= EXERCISE BRIEF =
Your task is to extract every line from the material below exactly.

-- START OF DATASET SECTION --

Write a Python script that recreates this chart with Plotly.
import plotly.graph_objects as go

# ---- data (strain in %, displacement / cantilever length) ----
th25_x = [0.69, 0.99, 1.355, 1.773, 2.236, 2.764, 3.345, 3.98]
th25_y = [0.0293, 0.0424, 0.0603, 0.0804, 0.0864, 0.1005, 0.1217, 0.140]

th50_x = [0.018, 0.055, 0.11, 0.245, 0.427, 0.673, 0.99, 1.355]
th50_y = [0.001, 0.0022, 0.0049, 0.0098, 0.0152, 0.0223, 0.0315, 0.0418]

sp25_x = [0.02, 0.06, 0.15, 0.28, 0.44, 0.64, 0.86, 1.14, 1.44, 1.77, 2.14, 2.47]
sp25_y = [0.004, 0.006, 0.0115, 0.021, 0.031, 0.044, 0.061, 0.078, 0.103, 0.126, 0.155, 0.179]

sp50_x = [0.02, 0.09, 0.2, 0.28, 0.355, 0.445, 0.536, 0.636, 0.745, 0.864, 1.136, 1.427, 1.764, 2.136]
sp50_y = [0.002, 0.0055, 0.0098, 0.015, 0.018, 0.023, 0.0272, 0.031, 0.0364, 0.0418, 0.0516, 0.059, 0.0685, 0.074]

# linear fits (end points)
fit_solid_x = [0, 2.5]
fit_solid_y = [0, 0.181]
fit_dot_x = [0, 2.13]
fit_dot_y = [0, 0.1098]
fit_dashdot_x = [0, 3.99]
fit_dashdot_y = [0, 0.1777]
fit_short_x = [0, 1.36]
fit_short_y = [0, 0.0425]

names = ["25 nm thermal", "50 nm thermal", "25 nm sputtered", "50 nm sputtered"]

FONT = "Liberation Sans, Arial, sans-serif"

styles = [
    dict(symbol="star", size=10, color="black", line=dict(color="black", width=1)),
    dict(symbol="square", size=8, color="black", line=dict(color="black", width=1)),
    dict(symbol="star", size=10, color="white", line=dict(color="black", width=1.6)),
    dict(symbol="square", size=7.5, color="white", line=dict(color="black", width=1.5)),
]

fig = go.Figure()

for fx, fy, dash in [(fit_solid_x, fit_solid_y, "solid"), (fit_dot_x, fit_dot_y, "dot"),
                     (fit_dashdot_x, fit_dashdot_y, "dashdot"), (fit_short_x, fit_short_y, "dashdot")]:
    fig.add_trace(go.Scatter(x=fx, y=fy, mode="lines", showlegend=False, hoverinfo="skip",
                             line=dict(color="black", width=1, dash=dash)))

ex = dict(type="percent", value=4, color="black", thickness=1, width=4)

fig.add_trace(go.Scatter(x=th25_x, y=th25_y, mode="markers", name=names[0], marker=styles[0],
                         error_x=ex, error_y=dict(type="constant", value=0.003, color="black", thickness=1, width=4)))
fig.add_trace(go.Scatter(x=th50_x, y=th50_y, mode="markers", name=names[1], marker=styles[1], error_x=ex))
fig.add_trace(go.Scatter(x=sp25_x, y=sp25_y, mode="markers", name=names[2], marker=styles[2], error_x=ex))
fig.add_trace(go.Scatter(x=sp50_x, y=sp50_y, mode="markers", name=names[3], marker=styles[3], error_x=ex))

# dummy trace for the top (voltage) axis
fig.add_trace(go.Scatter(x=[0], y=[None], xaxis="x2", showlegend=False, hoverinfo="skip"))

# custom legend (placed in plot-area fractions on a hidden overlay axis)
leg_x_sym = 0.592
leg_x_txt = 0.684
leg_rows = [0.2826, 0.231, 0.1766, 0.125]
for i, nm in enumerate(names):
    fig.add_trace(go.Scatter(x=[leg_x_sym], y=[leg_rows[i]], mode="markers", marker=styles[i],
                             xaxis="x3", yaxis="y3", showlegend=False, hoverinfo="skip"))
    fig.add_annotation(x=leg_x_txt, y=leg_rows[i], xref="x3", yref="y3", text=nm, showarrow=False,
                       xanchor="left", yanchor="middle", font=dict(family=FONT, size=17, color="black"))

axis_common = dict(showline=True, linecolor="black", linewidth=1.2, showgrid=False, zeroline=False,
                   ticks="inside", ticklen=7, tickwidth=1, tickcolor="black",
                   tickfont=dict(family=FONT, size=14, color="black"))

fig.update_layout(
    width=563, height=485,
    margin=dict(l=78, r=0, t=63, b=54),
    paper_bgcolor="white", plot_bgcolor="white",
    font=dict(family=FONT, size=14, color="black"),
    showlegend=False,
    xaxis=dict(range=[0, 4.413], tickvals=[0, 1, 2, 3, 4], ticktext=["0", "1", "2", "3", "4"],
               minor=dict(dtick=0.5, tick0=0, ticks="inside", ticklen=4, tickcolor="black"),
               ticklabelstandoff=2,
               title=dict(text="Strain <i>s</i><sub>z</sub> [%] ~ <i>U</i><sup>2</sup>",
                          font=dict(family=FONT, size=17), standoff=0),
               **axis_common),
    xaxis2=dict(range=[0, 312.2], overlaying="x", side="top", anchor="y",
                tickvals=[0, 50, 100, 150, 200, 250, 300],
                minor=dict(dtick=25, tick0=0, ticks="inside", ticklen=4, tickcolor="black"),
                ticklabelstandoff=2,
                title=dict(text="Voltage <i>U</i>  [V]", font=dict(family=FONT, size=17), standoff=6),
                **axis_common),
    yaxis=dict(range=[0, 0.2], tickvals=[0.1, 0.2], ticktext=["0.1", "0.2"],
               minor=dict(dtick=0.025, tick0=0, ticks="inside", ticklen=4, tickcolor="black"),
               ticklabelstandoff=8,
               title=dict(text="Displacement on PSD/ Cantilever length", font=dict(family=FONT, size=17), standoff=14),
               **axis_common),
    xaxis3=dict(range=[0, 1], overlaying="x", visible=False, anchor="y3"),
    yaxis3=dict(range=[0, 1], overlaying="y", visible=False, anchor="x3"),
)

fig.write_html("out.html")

-- END OF DATASET SECTION --

= TASK RESULT =
Write a Python script that recreates this chart with Plotly.
import plotly.graph_objects as go

# ---- data (strain in %, displacement / cantilever length) ----
th25_x = [0.69, 0.99, 1.355, 1.773, 2.236, 2.764, 3.345, 3.98]
th25_y = [0.0293, 0.0424, 0.0603, 0.0804, 0.0864, 0.1005, 0.1217, 0.140]

th50_x = [0.018, 0.055, 0.11, 0.245, 0.427, 0.673, 0.99, 1.355]
th50_y = [0.001, 0.0022, 0.0049, 0.0098, 0.0152, 0.0223, 0.0315, 0.0418]

sp25_x = [0.02, 0.06, 0.15, 0.28, 0.44, 0.64, 0.86, 1.14, 1.44, 1.77, 2.14, 2.47]
sp25_y = [0.004, 0.006, 0.0115, 0.021, 0.031, 0.044, 0.061, 0.078, 0.103, 0.126, 0.155, 0.179]

sp50_x = [0.02, 0.09, 0.2, 0.28, 0.355, 0.445, 0.536, 0.636, 0.745, 0.864, 1.136, 1.427, 1.764, 2.136]
sp50_y = [0.002, 0.0055, 0.0098, 0.015, 0.018, 0.023, 0.0272, 0.031, 0.0364, 0.0418, 0.0516, 0.059, 0.0685, 0.074]

# linear fits (end points)
fit_solid_x = [0, 2.5]
fit_solid_y = [0, 0.181]
fit_dot_x = [0, 2.13]
fit_dot_y = [0, 0.1098]
fit_dashdot_x = [0, 3.99]
fit_dashdot_y = [0, 0.1777]
fit_short_x = [0, 1.36]
fit_short_y = [0, 0.0425]

names = ["25 nm thermal", "50 nm thermal", "25 nm sputtered", "50 nm sputtered"]

FONT = "Liberation Sans, Arial, sans-serif"

styles = [
    dict(symbol="star", size=10, color="black", line=dict(color="black", width=1)),
    dict(symbol="square", size=8, color="black", line=dict(color="black", width=1)),
    dict(symbol="star", size=10, color="white", line=dict(color="black", width=1.6)),
    dict(symbol="square", size=7.5, color="white", line=dict(color="black", width=1.5)),
]

fig = go.Figure()

for fx, fy, dash in [(fit_solid_x, fit_solid_y, "solid"), (fit_dot_x, fit_dot_y, "dot"),
                     (fit_dashdot_x, fit_dashdot_y, "dashdot"), (fit_short_x, fit_short_y, "dashdot")]:
    fig.add_trace(go.Scatter(x=fx, y=fy, mode="lines", showlegend=False, hoverinfo="skip",
                             line=dict(color="black", width=1, dash=dash)))

ex = dict(type="percent", value=4, color="black", thickness=1, width=4)

fig.add_trace(go.Scatter(x=th25_x, y=th25_y, mode="markers", name=names[0], marker=styles[0],
                         error_x=ex, error_y=dict(type="constant", value=0.003, color="black", thickness=1, width=4)))
fig.add_trace(go.Scatter(x=th50_x, y=th50_y, mode="markers", name=names[1], marker=styles[1], error_x=ex))
fig.add_trace(go.Scatter(x=sp25_x, y=sp25_y, mode="markers", name=names[2], marker=styles[2], error_x=ex))
fig.add_trace(go.Scatter(x=sp50_x, y=sp50_y, mode="markers", name=names[3], marker=styles[3], error_x=ex))

# dummy trace for the top (voltage) axis
fig.add_trace(go.Scatter(x=[0], y=[None], xaxis="x2", showlegend=False, hoverinfo="skip"))

# custom legend (placed in plot-area fractions on a hidden overlay axis)
leg_x_sym = 0.592
leg_x_txt = 0.684
leg_rows = [0.2826, 0.231, 0.1766, 0.125]
for i, nm in enumerate(names):
    fig.add_trace(go.Scatter(x=[leg_x_sym], y=[leg_rows[i]], mode="markers", marker=styles[i],
                             xaxis="x3", yaxis="y3", showlegend=False, hoverinfo="skip"))
    fig.add_annotation(x=leg_x_txt, y=leg_rows[i], xref="x3", yref="y3", text=nm, showarrow=False,
                       xanchor="left", yanchor="middle", font=dict(family=FONT, size=17, color="black"))

axis_common = dict(showline=True, linecolor="black", linewidth=1.2, showgrid=False, zeroline=False,
                   ticks="inside", ticklen=7, tickwidth=1, tickcolor="black",
                   tickfont=dict(family=FONT, size=14, color="black"))

fig.update_layout(
    width=563, height=485,
    margin=dict(l=78, r=0, t=63, b=54),
    paper_bgcolor="white", plot_bgcolor="white",
    font=dict(family=FONT, size=14, color="black"),
    showlegend=False,
    xaxis=dict(range=[0, 4.413], tickvals=[0, 1, 2, 3, 4], ticktext=["0", "1", "2", "3", "4"],
               minor=dict(dtick=0.5, tick0=0, ticks="inside", ticklen=4, tickcolor="black"),
               ticklabelstandoff=2,
               title=dict(text="Strain <i>s</i><sub>z</sub> [%] ~ <i>U</i><sup>2</sup>",
                          font=dict(family=FONT, size=17), standoff=0),
               **axis_common),
    xaxis2=dict(range=[0, 312.2], overlaying="x", side="top", anchor="y",
                tickvals=[0, 50, 100, 150, 200, 250, 300],
                minor=dict(dtick=25, tick0=0, ticks="inside", ticklen=4, tickcolor="black"),
                ticklabelstandoff=2,
                title=dict(text="Voltage <i>U</i>  [V]", font=dict(family=FONT, size=17), standoff=6),
                **axis_common),
    yaxis=dict(range=[0, 0.2], tickvals=[0.1, 0.2], ticktext=["0.1", "0.2"],
               minor=dict(dtick=0.025, tick0=0, ticks="inside", ticklen=4, tickcolor="black"),
               ticklabelstandoff=8,
               title=dict(text="Displacement on PSD/ Cantilever length", font=dict(family=FONT, size=17), standoff=14),
               **axis_common),
    xaxis3=dict(range=[0, 1], overlaying="x", visible=False, anchor="y3"),
    yaxis3=dict(range=[0, 1], overlaying="y", visible=False, anchor="x3"),
)

fig.write_html("out.html")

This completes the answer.